DATA EXCERPT -
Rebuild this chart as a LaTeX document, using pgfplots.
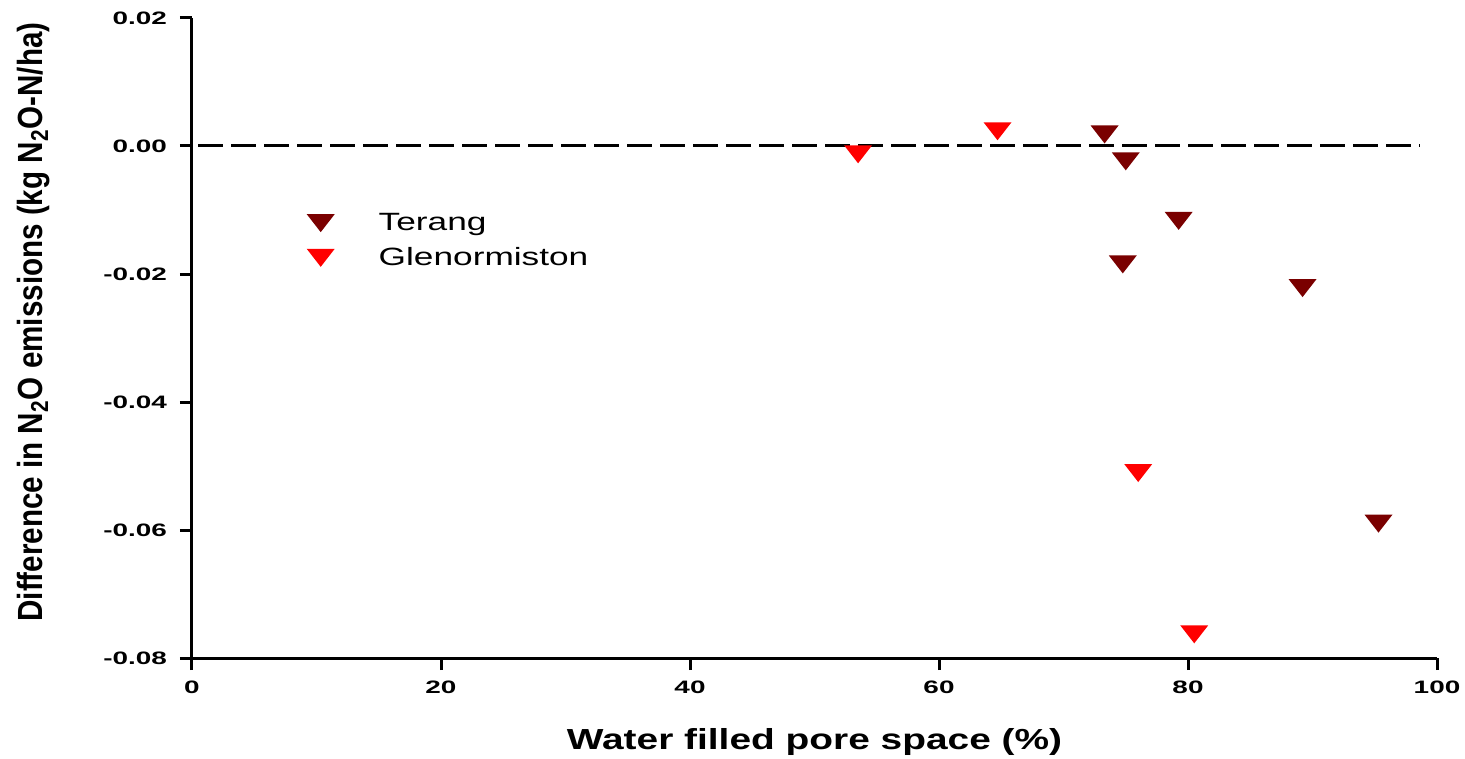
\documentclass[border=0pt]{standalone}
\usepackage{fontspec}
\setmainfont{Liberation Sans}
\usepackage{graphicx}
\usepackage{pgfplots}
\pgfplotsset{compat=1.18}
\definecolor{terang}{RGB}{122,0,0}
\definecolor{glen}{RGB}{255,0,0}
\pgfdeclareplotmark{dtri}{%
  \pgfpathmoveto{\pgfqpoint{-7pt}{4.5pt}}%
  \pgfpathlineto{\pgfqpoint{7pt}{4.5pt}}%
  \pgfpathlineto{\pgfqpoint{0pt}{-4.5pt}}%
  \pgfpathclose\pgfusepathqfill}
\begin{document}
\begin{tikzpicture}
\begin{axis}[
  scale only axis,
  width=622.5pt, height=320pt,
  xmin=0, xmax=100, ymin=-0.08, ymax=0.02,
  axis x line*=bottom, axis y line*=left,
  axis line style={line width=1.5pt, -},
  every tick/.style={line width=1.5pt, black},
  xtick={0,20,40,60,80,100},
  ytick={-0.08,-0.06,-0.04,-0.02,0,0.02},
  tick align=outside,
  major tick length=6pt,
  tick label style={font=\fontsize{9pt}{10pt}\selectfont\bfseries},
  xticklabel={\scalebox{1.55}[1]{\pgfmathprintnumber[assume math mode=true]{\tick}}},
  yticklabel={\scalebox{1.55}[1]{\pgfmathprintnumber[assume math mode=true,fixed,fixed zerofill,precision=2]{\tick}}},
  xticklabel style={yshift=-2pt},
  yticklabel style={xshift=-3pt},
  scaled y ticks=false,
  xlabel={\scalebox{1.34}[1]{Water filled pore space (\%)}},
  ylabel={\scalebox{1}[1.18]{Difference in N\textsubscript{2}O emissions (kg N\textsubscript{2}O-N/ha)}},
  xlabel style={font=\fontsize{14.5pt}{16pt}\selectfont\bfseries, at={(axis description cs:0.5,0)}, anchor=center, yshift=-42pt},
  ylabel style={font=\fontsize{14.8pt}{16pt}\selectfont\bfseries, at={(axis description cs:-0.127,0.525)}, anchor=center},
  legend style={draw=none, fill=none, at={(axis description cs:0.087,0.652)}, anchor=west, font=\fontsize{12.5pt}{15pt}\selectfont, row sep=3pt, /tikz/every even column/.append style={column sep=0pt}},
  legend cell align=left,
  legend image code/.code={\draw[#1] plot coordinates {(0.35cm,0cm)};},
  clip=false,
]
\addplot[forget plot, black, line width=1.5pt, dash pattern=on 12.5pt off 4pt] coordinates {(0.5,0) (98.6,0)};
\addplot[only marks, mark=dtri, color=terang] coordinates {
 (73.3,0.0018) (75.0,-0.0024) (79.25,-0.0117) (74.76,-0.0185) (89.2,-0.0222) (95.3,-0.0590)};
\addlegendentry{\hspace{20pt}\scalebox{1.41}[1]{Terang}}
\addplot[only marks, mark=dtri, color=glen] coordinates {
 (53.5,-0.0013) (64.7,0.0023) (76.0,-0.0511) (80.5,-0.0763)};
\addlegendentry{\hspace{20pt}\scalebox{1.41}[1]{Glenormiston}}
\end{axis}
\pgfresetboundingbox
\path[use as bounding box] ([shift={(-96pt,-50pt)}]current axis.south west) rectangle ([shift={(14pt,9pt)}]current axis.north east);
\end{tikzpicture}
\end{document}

WHAT IS REQUIRED - Skip the images and write out the rest of the listing exactly.

RESULT OF THE TASK -
Rebuild this chart as a LaTeX document, using pgfplots.
\documentclass[border=0pt]{standalone}
\usepackage{fontspec}
\setmainfont{Liberation Sans}
\usepackage{graphicx}
\usepackage{pgfplots}
\pgfplotsset{compat=1.18}
\definecolor{terang}{RGB}{122,0,0}
\definecolor{glen}{RGB}{255,0,0}
\pgfdeclareplotmark{dtri}{%
  \pgfpathmoveto{\pgfqpoint{-7pt}{4.5pt}}%
  \pgfpathlineto{\pgfqpoint{7pt}{4.5pt}}%
  \pgfpathlineto{\pgfqpoint{0pt}{-4.5pt}}%
  \pgfpathclose\pgfusepathqfill}
\begin{document}
\begin{tikzpicture}
\begin{axis}[
  scale only axis,
  width=622.5pt, height=320pt,
  xmin=0, xmax=100, ymin=-0.08, ymax=0.02,
  axis x line*=bottom, axis y line*=left,
  axis line style={line width=1.5pt, -},
  every tick/.style={line width=1.5pt, black},
  xtick={0,20,40,60,80,100},
  ytick={-0.08,-0.06,-0.04,-0.02,0,0.02},
  tick align=outside,
  major tick length=6pt,
  tick label style={font=\fontsize{9pt}{10pt}\selectfont\bfseries},
  xticklabel={\scalebox{1.55}[1]{\pgfmathprintnumber[assume math mode=true]{\tick}}},
  yticklabel={\scalebox{1.55}[1]{\pgfmathprintnumber[assume math mode=true,fixed,fixed zerofill,precision=2]{\tick}}},
  xticklabel style={yshift=-2pt},
  yticklabel style={xshift=-3pt},
  scaled y ticks=false,
  xlabel={\scalebox{1.34}[1]{Water filled pore space (\%)}},
  ylabel={\scalebox{1}[1.18]{Difference in N\textsubscript{2}O emissions (kg N\textsubscript{2}O-N/ha)}},
  xlabel style={font=\fontsize{14.5pt}{16pt}\selectfont\bfseries, at={(axis description cs:0.5,0)}, anchor=center, yshift=-42pt},
  ylabel style={font=\fontsize{14.8pt}{16pt}\selectfont\bfseries, at={(axis description cs:-0.127,0.525)}, anchor=center},
  legend style={draw=none, fill=none, at={(axis description cs:0.087,0.652)}, anchor=west, font=\fontsize{12.5pt}{15pt}\selectfont, row sep=3pt, /tikz/every even column/.append style={column sep=0pt}},
  legend cell align=left,
  legend image code/.code={\draw[#1] plot coordinates {(0.35cm,0cm)};},
  clip=false,
]
\addplot[forget plot, black, line width=1.5pt, dash pattern=on 12.5pt off 4pt] coordinates {(0.5,0) (98.6,0)};
\addplot[only marks, mark=dtri, color=terang] coordinates {
 (73.3,0.0018) (75.0,-0.0024) (79.25,-0.0117) (74.76,-0.0185) (89.2,-0.0222) (95.3,-0.0590)};
\addlegendentry{\hspace{20pt}\scalebox{1.41}[1]{Terang}}
\addplot[only marks, mark=dtri, color=glen] coordinates {
 (53.5,-0.0013) (64.7,0.0023) (76.0,-0.0511) (80.5,-0.0763)};
\addlegendentry{\hspace{20pt}\scalebox{1.41}[1]{Glenormiston}}
\end{axis}
\pgfresetboundingbox
\path[use as bounding box] ([shift={(-96pt,-50pt)}]current axis.south west) rectangle ([shift={(14pt,9pt)}]current axis.north east);
\end{tikzpicture}
\end{document}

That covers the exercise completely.